D. Poliakoff, the dry goods store opened in 1900 by my grandfather David Poliakoff, was in business on historic Court Square in Abbeville, South Carolina, for more than 100 years, from February 19, 1900 to August 26, 2000. The intertwined histories of the store and the Abbeville Poliakoffs are reflected in the documents and images attached to and/or referenced in this article, including the 1995 edition of D. Poliakoff Times, marking the store’s 95th anniversary. And yet there remain boxes of unexplored documents, invoices, price lists, and ledgers that still await review.
Official records in the State Historical Archives of Belarus contain references to David Poliakoff as “David-Shmuel” of shtetl Kamen. An 1865 document records that David’s grandfather Mendel, …“petty bourgeois of shtetl Kamen, owns a wooden home with thatched roof and a barn”. An 1882 document listing licensed melameds (Jewish religion teachers) records that David’s father Itsko was licensed to teach Torah and that he had 7 students (listed in the document) who each paid annual tuition of 10 rubles. A May 2, 1893 passport application records that “David-Shmuel, son of Itsko Poliakoff, petty bourgeois of shtetl Kamen, 20 years old, soldier in reserve, Jew, single, applied for foreign passport, purpose of the trip is to earn money”. And a June 17, 1893 register of passports states that David paid a 20 rubles fee and received a foreign passport.

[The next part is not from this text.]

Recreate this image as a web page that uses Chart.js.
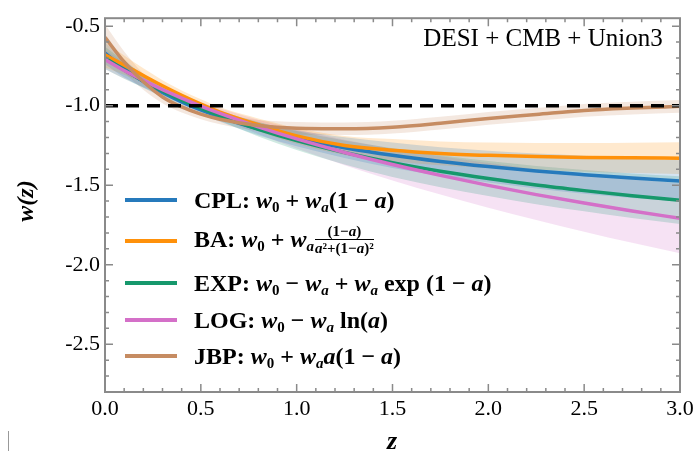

A few brittle wholesaler invoices addressed to “Poliakoff Brothers, Clifton, SC,” some in Yiddish, remain from the years David Poliakoff was in business with his brother Mendel, 1894 to 1898, first in Clifton (near Spartanburg), then in Gaffney, SC. During 1898-1899 he was in Aiken County. Family lore has it that David was a peddler who initially picked McCormick, SC, to open his own store and paid the first month’s rent, but quickly decided to settle in Abbeville.1Jewish Heritage Collection, College of Charleston, May 1, 1995 interview of Rosa Poliakoff (hereinafter referred to as “Jewish Heritage Collection interview of Rosa Poliakoff”) available at http://lcdl.library.cofc.edu/lcdl/catalog/lcdl:86550 Years later, in an interview for a November 1937 Abbeville Press and Banner article titled “Poliakoff’s Next to Oldest Firm in Abbeville,” he said he came to Abbeville after leaving his brother S. (Samuel) Poliakoff in Graniteville, SC. Abbeville’s population had more than doubled between 1890 and 1900, perhaps a reason he decided to settle there.